Speaker 2: Are you tired of modern medicine being based on science,
Speaker 2: research and evidence. Do you long for a simpler time
Speaker 2: when confidence was all you needed to sell a cure,
Speaker 2: then you might be ready for Panasa Pantry, the only
Speaker 2: subscription box that delivers historically inspired remedies straight to your
Speaker 2: door with absolutely no guarantee that any of them will
Speaker 2: do anything helpful at all, where each month you can
Speaker 2: enjoy a carefully curated selection of treatments that once convinced
Speaker 2: entire populations they were on the cutting edge of health,
Speaker 2: including radium adjacent water that is definitely just sparkling water,
Speaker 2: but feels more exciting if you squint, tapewarm inspired gummies
Speaker 2: that are completely harmless but emotionally unsettling, and medicinal ketchup
Speaker 2: shots that bring you one step closer to living like
Speaker 2: it is eighteen thirty four.
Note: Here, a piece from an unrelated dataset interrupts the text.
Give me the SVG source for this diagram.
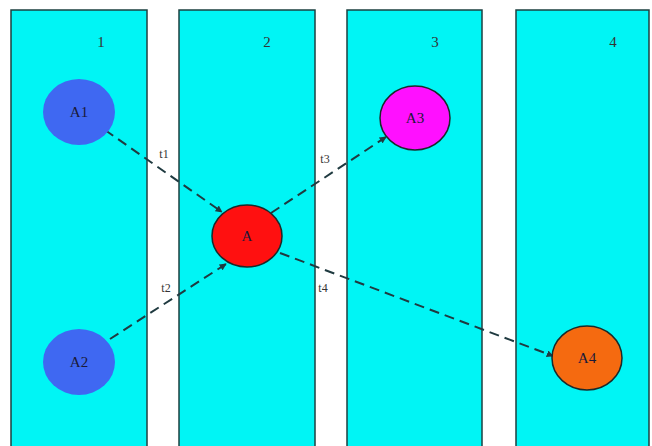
<svg xmlns="http://www.w3.org/2000/svg" width="652" height="446" viewBox="0 0 652 446">
<defs>
<style>
.lane{fill:#00F5F5;stroke:#1d4040;stroke-width:1.5}
.lbl{font-family:"Liberation Serif",serif;font-size:15px;fill:#333;text-anchor:middle}
.nlbl{font-family:"Liberation Serif",serif;font-size:15px;fill:#1a1a3a;text-anchor:middle;dominant-baseline:central}
.elbl{font-family:"Liberation Serif",serif;font-size:12px;fill:#333;text-anchor:middle}
.edge{fill:none;stroke:#1f3a40;stroke-width:2;stroke-dasharray:10,6}
.node{stroke:#1a2a2a;stroke-width:1.5}
</style>
<marker id="arr" viewBox="0 0 10 10" refX="9" refY="5" markerWidth="7" markerHeight="7" orient="auto" markerUnits="userSpaceOnUse">
<path d="M0,0 L10,5 L0,10 z" fill="#1f3a40"/>
</marker>
</defs>
<rect width="652" height="446" fill="#ffffff"/>
<g id="lanes">
<g id="lane1"><rect class="lane" x="11" y="10" width="136" height="440"/><text class="lbl" x="101" y="47">1</text></g>
<g id="lane2"><rect class="lane" x="179" y="10" width="136" height="440"/><text class="lbl" x="267" y="47">2</text></g>
<g id="lane3"><rect class="lane" x="347" y="10" width="135" height="440"/><text class="lbl" x="435" y="47">3</text></g>
<g id="lane4"><rect class="lane" x="516" y="10" width="133" height="440"/><text class="lbl" x="613" y="47">4</text></g>
</g>
<g id="connectors">
<g id="e1"><path class="edge" d="M105,130 L222,212" marker-end="url(#arr)"/><text class="elbl" x="164" y="158">t1</text></g>
<g id="e2"><path class="edge" d="M110,339 L226,264" marker-end="url(#arr)"/><text class="elbl" x="166" y="292">t2</text></g>
<g id="e3"><path class="edge" d="M271,213 L386,137" marker-end="url(#arr)"/><text class="elbl" x="325" y="163">t3</text></g>
<g id="e4"><path class="edge" d="M280,253 L553,356" marker-end="url(#arr)"/><text class="elbl" x="323" y="292">t4</text></g>
</g>
<g id="A1"><ellipse cx="79" cy="112" rx="36" ry="33" fill="#3f68f2"/><text class="nlbl" x="79" y="112">A1</text></g>
<g id="A2"><ellipse cx="79" cy="362" rx="36" ry="33" fill="#3f68f2"/><text class="nlbl" x="79" y="362">A2</text></g>
<g id="A"><ellipse class="node" cx="247" cy="236" rx="35" ry="31" fill="#ff1010"/><text class="nlbl" x="247" y="236">A</text></g>
<g id="A3"><ellipse class="node" cx="415" cy="118" rx="35" ry="32" fill="#ff10ff"/><text class="nlbl" x="415" y="118">A3</text></g>
<g id="A4"><ellipse class="node" cx="587" cy="358" rx="35" ry="32" fill="#f56a10"/><text class="nlbl" x="587" y="358">A4</text></g>
</svg>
Again, Panacea Pantry exists because
Speaker 2: if something worked once for someone somewhere under unclear circumstances,
Speaker 2: then it probably deserves a second chance, or at least
Speaker 2: a second look.
Speaker 1: Dear listener, as we come back from that brief and
Speaker 1: questionable interruption, it is worth reflecting on how easily the
Speaker 1: past mirrors the present, Because while we may no longer
Speaker 1: believe that catchup can cure disease or that radioactive water
Speaker 1: can restore vitality. We are still drawn to quick fixes,
Speaker 1: miracle cures, and solutions that promise more than they can
Speaker 1: realistically deliver. And while the packaging may have changed and
Speaker 1: the language may be more sophisticated, the underlying desire remains
Speaker 1: exactly the same, which means that the strange history of
Speaker 1: food and medicine is not just a collection of bizarre
Speaker 1: stories from the past, but a reminder that the line
Speaker 1: between what we consume for nourishment and what we consume
Speaker 1: for healing has always been blurred. And so the next
Speaker 1: time you reach for that bottle of ketchup, the next
Speaker 1: time you add it to your plate without a second thought,
Speaker 1: take a moment to consider the strange journey it has
Speaker 1: taken from feared fruit to miracle cure to everyday condiment,
Speaker 1: and ask yourself not just how it got there, but
Speaker 1: what it says about us, about our willingness to believe,
Speaker 1: our desire to trust, and our constant search for something
Speaker 1: that will make us feel just a little bit better.
Speaker 1: Because history has shown us again and again that what
Speaker 1: we believe today may not look so certain tomorrow, and
Speaker 1: the things we accept without question now may one day
Speaker 1: become the stories that leave future generations wondering how we
Speaker 1: ever thought they were a good idea. Sleep well, dear listener,
Speaker 1: and maybe just maybe read the label first.